(Stored data)
--- begin ---
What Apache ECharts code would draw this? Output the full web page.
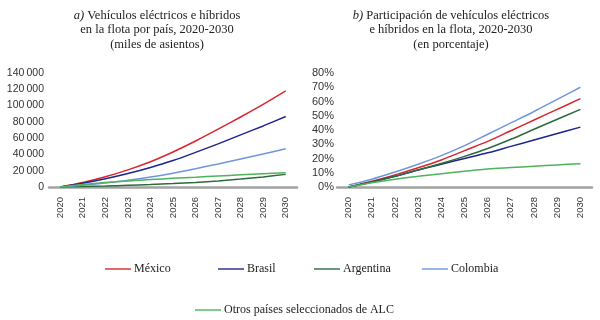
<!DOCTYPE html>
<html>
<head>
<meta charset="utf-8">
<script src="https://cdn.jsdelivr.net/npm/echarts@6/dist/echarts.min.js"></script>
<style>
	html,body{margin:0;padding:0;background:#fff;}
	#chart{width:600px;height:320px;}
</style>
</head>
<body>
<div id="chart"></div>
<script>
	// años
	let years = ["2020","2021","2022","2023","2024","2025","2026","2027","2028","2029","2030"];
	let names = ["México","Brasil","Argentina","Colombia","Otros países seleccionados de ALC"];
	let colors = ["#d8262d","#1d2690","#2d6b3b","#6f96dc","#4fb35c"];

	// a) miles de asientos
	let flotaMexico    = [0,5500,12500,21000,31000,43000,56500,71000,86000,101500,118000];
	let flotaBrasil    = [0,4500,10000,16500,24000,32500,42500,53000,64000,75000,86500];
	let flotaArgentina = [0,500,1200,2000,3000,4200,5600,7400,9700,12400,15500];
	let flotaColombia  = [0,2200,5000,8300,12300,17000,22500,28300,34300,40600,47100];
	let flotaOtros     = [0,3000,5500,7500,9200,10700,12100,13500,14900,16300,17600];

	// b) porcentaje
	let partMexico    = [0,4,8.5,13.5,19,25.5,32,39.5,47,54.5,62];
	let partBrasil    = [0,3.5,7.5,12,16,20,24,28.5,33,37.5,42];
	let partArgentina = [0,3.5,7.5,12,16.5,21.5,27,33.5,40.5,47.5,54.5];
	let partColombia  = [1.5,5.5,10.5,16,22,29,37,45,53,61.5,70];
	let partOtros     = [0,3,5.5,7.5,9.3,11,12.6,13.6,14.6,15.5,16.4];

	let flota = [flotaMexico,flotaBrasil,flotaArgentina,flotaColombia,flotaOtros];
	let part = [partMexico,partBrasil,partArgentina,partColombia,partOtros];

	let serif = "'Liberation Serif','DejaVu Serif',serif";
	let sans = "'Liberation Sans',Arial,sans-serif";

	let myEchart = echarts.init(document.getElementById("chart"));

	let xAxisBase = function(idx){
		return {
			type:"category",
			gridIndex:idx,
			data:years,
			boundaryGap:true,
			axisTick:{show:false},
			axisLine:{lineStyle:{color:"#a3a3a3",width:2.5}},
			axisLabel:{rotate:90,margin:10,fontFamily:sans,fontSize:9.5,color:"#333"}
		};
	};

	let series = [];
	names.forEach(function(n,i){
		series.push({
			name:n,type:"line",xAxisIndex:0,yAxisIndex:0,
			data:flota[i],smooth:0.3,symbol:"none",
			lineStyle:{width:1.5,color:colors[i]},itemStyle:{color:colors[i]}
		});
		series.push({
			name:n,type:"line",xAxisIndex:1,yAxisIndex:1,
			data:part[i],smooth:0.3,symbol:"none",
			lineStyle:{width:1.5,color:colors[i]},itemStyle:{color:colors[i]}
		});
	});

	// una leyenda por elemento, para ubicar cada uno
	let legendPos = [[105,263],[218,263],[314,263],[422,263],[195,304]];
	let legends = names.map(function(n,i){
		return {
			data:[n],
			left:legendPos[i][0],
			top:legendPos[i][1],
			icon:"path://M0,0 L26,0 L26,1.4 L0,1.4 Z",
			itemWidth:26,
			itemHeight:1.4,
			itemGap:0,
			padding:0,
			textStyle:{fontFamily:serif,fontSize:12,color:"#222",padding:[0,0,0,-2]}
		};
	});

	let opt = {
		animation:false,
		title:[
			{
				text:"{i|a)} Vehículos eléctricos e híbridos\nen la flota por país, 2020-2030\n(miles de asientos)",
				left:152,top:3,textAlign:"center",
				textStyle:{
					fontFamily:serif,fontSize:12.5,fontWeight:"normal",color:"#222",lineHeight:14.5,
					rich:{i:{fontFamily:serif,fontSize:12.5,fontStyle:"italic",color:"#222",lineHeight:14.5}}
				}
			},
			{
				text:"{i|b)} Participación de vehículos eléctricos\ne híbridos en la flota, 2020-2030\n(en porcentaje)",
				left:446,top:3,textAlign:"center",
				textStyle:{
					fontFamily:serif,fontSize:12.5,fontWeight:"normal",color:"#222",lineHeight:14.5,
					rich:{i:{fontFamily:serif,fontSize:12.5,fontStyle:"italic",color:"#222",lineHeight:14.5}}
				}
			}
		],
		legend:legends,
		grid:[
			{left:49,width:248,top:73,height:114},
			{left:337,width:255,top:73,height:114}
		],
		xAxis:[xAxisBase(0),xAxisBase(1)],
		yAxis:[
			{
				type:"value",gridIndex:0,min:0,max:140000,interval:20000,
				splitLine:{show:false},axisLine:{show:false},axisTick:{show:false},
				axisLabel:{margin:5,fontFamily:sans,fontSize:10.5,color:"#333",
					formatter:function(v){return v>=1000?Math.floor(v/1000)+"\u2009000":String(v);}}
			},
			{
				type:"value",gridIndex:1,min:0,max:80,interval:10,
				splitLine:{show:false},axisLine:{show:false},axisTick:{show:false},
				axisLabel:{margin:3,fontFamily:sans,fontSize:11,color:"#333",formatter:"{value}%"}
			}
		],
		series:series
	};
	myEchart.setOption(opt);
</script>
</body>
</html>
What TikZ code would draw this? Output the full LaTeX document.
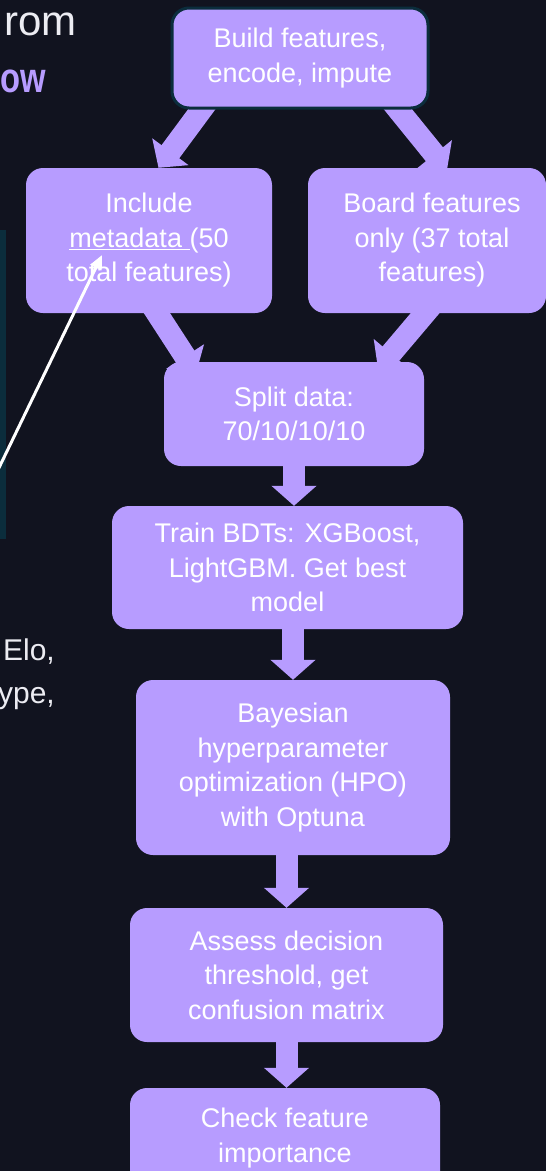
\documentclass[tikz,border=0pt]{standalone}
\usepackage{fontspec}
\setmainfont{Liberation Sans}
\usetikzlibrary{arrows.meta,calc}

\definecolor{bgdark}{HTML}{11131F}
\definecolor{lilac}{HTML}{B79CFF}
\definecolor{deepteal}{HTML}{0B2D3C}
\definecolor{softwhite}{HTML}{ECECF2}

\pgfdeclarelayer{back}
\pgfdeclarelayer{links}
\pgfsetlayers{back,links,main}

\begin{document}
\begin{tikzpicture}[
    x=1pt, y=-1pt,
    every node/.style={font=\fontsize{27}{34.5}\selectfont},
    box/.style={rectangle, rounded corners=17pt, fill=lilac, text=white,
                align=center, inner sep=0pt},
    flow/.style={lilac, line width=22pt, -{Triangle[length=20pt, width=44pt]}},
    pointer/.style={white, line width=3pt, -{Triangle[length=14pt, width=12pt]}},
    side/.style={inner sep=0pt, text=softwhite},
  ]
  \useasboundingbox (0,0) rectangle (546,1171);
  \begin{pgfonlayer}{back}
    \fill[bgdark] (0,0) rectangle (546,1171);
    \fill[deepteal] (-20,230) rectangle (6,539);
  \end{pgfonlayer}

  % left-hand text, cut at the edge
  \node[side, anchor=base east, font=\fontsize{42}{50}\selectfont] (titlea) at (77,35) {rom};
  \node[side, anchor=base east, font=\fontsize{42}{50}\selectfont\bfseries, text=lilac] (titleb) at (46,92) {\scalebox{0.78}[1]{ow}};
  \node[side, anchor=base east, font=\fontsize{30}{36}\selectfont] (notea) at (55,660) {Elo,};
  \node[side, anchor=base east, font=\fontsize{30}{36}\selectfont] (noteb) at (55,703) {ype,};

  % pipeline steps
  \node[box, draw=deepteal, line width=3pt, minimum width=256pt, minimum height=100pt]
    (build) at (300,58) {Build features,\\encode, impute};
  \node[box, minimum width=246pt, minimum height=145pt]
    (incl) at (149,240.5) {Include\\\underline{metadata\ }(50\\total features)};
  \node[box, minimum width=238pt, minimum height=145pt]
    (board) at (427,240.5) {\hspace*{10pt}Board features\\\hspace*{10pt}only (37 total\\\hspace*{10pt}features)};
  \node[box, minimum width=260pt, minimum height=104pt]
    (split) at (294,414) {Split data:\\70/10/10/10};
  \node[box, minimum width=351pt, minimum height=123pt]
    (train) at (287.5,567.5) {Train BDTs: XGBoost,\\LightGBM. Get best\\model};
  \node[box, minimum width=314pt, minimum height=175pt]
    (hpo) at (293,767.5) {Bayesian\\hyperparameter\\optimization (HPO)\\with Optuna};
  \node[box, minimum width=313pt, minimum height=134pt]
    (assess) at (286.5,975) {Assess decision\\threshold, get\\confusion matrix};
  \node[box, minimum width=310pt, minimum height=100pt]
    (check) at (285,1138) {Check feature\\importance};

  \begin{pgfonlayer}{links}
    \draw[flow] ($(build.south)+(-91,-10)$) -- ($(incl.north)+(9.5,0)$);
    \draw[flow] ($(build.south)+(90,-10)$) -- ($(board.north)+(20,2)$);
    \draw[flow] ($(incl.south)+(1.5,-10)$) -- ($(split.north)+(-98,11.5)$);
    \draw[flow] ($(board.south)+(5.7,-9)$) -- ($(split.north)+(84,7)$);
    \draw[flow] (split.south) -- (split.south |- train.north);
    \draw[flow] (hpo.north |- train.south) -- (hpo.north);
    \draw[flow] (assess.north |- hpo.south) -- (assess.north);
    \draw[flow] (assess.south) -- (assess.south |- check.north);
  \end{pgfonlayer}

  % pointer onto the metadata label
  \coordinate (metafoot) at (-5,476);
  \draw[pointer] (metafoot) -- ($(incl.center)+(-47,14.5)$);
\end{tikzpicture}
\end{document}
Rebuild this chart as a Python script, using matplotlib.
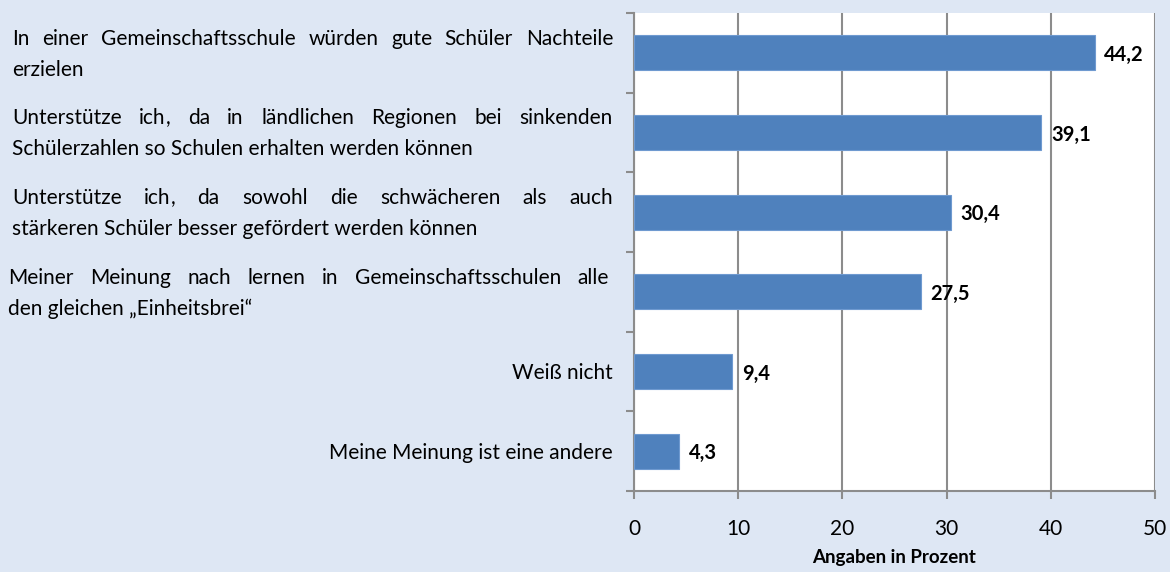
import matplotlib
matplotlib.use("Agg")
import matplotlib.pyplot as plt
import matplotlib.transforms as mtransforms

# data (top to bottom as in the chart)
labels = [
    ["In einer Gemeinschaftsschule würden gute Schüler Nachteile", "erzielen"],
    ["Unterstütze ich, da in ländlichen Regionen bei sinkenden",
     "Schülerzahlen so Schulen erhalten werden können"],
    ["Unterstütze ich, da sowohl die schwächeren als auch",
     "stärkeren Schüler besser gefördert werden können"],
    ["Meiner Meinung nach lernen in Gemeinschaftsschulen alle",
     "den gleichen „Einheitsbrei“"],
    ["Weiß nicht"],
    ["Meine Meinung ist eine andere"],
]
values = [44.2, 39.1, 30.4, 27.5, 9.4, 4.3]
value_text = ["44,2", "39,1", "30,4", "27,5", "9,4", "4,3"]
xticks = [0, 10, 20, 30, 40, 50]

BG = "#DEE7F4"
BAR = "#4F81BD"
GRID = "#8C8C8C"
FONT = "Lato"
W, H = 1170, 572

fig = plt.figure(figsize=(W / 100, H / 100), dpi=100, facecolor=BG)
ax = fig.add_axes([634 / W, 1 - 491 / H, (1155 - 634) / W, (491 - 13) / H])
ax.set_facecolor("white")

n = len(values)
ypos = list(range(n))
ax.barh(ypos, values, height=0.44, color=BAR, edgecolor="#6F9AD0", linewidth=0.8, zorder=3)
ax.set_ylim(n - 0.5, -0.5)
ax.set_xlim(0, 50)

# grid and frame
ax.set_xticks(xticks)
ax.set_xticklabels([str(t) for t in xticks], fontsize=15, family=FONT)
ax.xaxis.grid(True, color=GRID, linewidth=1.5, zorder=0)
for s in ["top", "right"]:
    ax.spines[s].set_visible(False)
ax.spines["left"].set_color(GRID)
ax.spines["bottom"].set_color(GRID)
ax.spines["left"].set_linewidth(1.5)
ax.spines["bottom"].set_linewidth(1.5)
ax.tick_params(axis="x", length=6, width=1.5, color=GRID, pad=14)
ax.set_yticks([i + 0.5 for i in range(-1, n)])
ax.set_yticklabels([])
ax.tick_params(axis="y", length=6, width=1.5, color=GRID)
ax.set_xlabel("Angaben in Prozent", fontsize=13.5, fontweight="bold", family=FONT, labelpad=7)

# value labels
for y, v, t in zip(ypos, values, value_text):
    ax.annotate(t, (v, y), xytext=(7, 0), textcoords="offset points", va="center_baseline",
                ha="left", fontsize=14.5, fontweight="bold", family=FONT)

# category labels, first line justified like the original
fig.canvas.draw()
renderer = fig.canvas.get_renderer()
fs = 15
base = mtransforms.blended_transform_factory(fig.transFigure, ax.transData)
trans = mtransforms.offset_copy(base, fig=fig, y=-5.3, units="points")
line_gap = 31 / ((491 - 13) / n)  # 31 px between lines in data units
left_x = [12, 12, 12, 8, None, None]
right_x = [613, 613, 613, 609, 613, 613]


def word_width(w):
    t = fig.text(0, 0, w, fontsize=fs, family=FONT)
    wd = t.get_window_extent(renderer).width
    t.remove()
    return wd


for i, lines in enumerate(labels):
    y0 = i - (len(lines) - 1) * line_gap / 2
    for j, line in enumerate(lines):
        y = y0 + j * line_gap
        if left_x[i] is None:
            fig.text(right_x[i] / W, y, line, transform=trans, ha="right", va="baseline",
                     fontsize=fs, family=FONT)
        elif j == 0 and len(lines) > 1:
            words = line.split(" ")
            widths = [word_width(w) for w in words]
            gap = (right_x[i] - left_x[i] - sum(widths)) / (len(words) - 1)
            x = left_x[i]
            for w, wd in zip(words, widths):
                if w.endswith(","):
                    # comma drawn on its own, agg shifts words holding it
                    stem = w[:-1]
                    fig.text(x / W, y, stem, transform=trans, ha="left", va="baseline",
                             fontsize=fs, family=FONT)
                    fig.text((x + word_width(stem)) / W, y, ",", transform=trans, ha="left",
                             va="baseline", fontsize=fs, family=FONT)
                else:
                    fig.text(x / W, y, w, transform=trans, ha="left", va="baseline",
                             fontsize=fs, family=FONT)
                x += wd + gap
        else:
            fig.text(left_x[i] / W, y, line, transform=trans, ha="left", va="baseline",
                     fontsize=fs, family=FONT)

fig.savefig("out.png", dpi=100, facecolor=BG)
--- end ---
● Challenge
Give again, word for word, only the lines starting at the line with "Rebuild this chart" and ending at the line with "import matplotlib.transforms as mtransforms", keeping both end lines; pictures stay out.

● Output for this task
Rebuild this chart as a Python script, using matplotlib.
import matplotlib
matplotlib.use("Agg")
import matplotlib.pyplot as plt
import matplotlib.transforms as mtransforms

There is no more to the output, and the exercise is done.